Dans cette situation la puissance publique devient un juge en permanente séance d’arbitrage, ou alors elle renvoie tout le monde dans ses cordes en se déclarant incompétente. En effet si elle veut juger, comment peut-elle arbitrer entre des biens particuliers si tous ces biens propres doivent être également défendus ?

Est ce que c’est la revendication la plus fortement ou brutalement affirmée qui doit gagner ?

Ou doit on faire en sorte que certains des plaideurs gagnent plus que les autres ne perdent ? Dans ce cas on est dans le compromis de la négociation mais pas dans une décision de puissance publique chargée d’un arbitrage qui a priori doit être également profitable à tous.

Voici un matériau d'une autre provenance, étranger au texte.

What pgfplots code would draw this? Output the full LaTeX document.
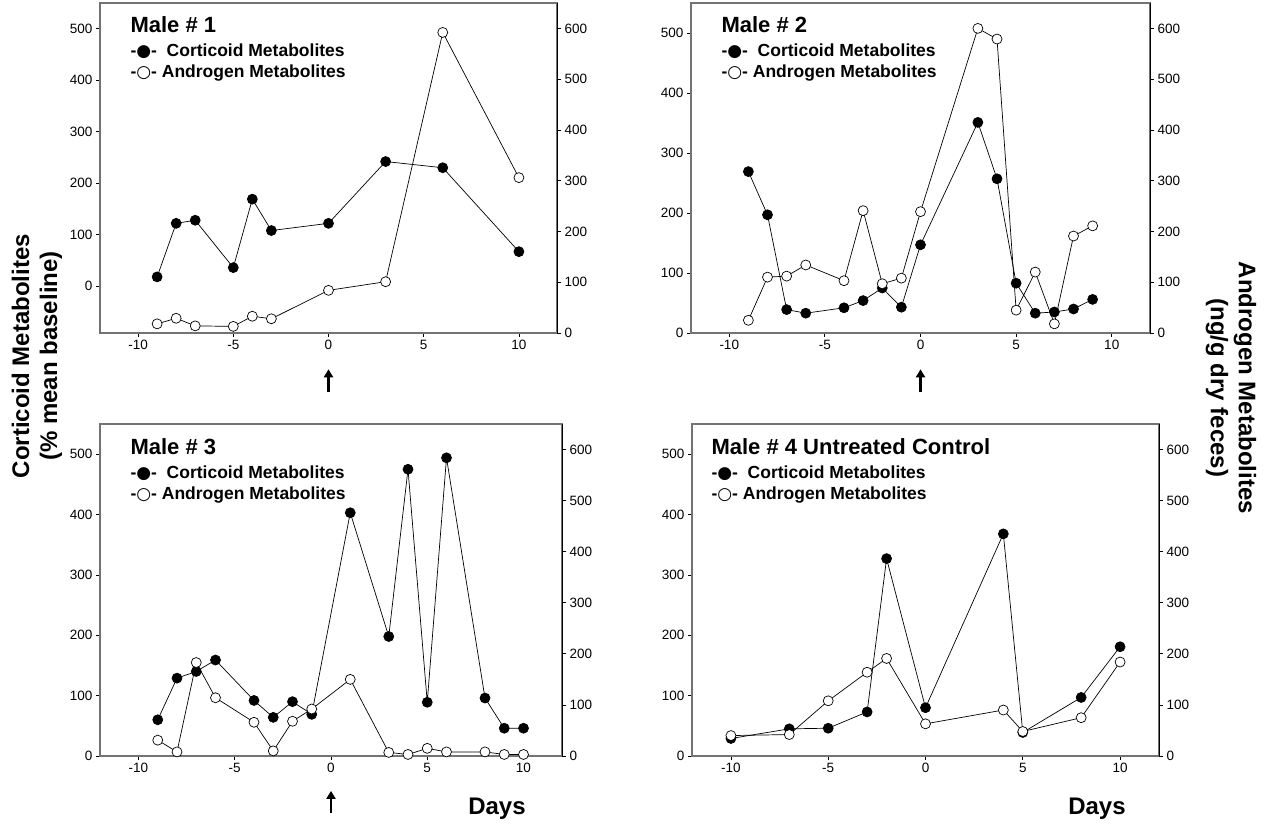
\documentclass[border=0pt]{standalone}
\usepackage{fontspec}
\setmainfont{Liberation Sans}
\newfontfamily\dejavu{DejaVu Sans}
\usepackage{pgfplots}
\pgfplotsset{compat=1.18}
\usetikzlibrary{arrows.meta}

\newcommand{\tickfont}{\fontsize{13.5}{15}\selectfont}

\pgfplotsset{
  panel/.style={
    scale only axis, anchor=south west, clip=false,
    xmin=-12, xmax=12,
    tick align=outside, major tick length=4pt,
    tick style={black, line width=0.8pt},
    xticklabel style={font=\tickfont},
    yticklabel style={font=\tickfont},
    /pgf/number format/assume math mode=true,
  },
  leftax/.style={panel,
    axis line style={black!55, line width=1.4pt},
    xtick={-10,-5,0,5,10}, xtick pos=bottom,
    ytick={0,100,...,500}, ytick pos=left,
    ymax=550,
  },
  rightax/.style={panel,
    axis x line=none, axis y line*=right,
    axis line style={black, line width=1pt},
    ytick={0,100,...,600},
    ymin=0, ymax=650,
  },
  cort/.style={black, line width=0.7pt, mark=*, mark size=5pt,
    mark options={fill=black, draw=black, line width=0.7pt}},
  andr/.style={black, line width=0.7pt, mark=*, mark size=5pt,
    mark options={fill=white, draw=black, line width=0.7pt}},
}

\newcommand{\legtext}[3]{%
  \node[anchor=base west, font=\fontsize{22}{24}\bfseries\selectfont] at (#1,#2) {#3};
  \node[anchor=base west, font=\fontsize{17.5}{19}\bfseries\selectfont] at (#1,#2-24pt)
    {-{\dejavu\fontsize{17}{19}\selectfont ●}-\ \ Corticoid Metabolites};
  \node[anchor=base west, font=\fontsize{17.5}{19}\bfseries\selectfont] at (#1,#2-45pt)
    {-{\dejavu\fontsize{17}{19}\selectfont ○}- Androgen Metabolites};
}

\begin{document}
\begin{tikzpicture}[x=1pt,y=1pt]
\useasboundingbox (0,0) rectangle (1278,827);

% ---------- Male 1 ----------
\begin{axis}[leftax, at={(100pt,494pt)}, width=457pt, height=330pt, ymin=-91]
\addplot[cort] coordinates {(-9,18) (-8,122) (-7,128) (-5,36) (-4,169) (-3,108) (0,122) (3,242) (6,230) (10,67)};
\draw[line width=2.2pt, -{Triangle[length=8pt,width=9pt]}] (rel axis cs:0.5,-0.18) -- (rel axis cs:0.5,-0.11);
\end{axis}
\begin{axis}[rightax, at={(100pt,494pt)}, width=457pt, height=330pt]
\addplot[andr] coordinates {(-9,18) (-8,29) (-7,14) (-5,13) (-4,33) (-3,28) (0,84) (3,101) (6,592) (10,306)};
\end{axis}

% ---------- Male 2 ----------
\begin{axis}[leftax, at={(691pt,494pt)}, width=459pt, height=330pt, ymin=0]
\addplot[cort] coordinates {(-9,269) (-8,197) (-7,39) (-6,33) (-4,42) (-3,54) (-2,75) (-1,43) (0,147) (3,351) (4,257) (5,83) (6,33) (7,35) (8,40) (9,56)};
\draw[line width=2.2pt, -{Triangle[length=8pt,width=9pt]}] (rel axis cs:0.5,-0.18) -- (rel axis cs:0.5,-0.11);
\end{axis}
\begin{axis}[rightax, at={(691pt,494pt)}, width=459pt, height=330pt]
\addplot[andr] coordinates {(-9,25) (-8,110) (-7,112) (-6,134) (-4,103) (-3,241) (-2,97) (-1,108) (0,239) (3,600) (4,579) (5,45) (6,120) (7,18) (8,191) (9,211)};
\end{axis}

% ---------- Male 3 ----------
\begin{axis}[leftax, at={(100pt,71pt)}, width=462pt, height=332pt, ymin=0]
\addplot[cort] coordinates {(-9,60) (-8,129) (-7,140) (-6,159) (-4,92) (-3,64) (-2,90) (-1,69) (1,403) (3,198) (4,475) (5,89) (6,494) (8,96) (9,46) (10,46)};
\draw[line width=2.2pt, -{Triangle[length=8pt,width=9pt]}] (rel axis cs:0.5,-0.172) -- (rel axis cs:0.5,-0.105);
\end{axis}
\begin{axis}[rightax, at={(100pt,71pt)}, width=462pt, height=332pt]
\addplot[andr] coordinates {(-9,31) (-8,8) (-7,183) (-6,114) (-4,66) (-3,10) (-2,68) (-1,92) (1,150) (3,7) (4,3) (5,15) (6,8) (8,8) (9,3) (10,3)};
\end{axis}

% ---------- Male 4 ----------
\begin{axis}[leftax, at={(692pt,71pt)}, width=467pt, height=332pt, ymin=0]
\addplot[cort] coordinates {(-10,29) (-7,45) (-5,46) (-3,73) (-2,327) (0,80) (4,368) (5,39) (8,97) (10,181)};
\end{axis}
\begin{axis}[rightax, at={(692pt,71pt)}, width=467pt, height=332pt]
\addplot[andr] coordinates {(-10,40) (-7,42) (-5,108) (-3,164) (-2,191) (0,63) (4,90) (5,48) (8,75) (10,184)};
\end{axis}

% ---------- titles and legends ----------
\legtext{127}{794}{Male \# 1}
\legtext{718}{794}{Male \# 2}
\legtext{127}{372}{Male \# 3}
\legtext{708}{372}{Male \# 4 Untreated Control}

% ---------- axis titles ----------
\node[rotate=90, align=center, font=\fontsize{24}{28}\bfseries\selectfont] at (37,471)
  {Corticoid Metabolites\\(\% mean baseline)};
\node[rotate=-90, align=center, font=\fontsize{24}{28}\bfseries\selectfont] at (1231,439)
  {Androgen Metabolites\\(ng/g dry feces)};
\node[anchor=base, font=\fontsize{24}{26}\bfseries\selectfont] at (497,12) {Days};
\node[anchor=base, font=\fontsize{24}{26}\bfseries\selectfont] at (1097,12) {Days};
\end{tikzpicture}
\end{document}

Faut-il renvoyer les plaideurs et au nom de quoi ? Si l’on affirme que la mission de la puissance publique est de servir les intérêts particuliers seulement lorsqu’ils sont communs à tous, cela revient à définir l’intérêt général comme la partie commune des intérêts particuliers. Mais souvenons nous que notre hypothèse première était que les intérêts particuliers sont des ressentis, or si l’on peut considérer que l’essentiel des intérêts des citoyens est constitué d’éléments collectifs, il n’est pas évident qu’ils en aient conscience. David Hume disait déjà que ce qui réunit est faiblement ressenti et que ce qui sépare l’est fortement. Nous sommes à ce stade dans une incapacité du pouvoir à agir.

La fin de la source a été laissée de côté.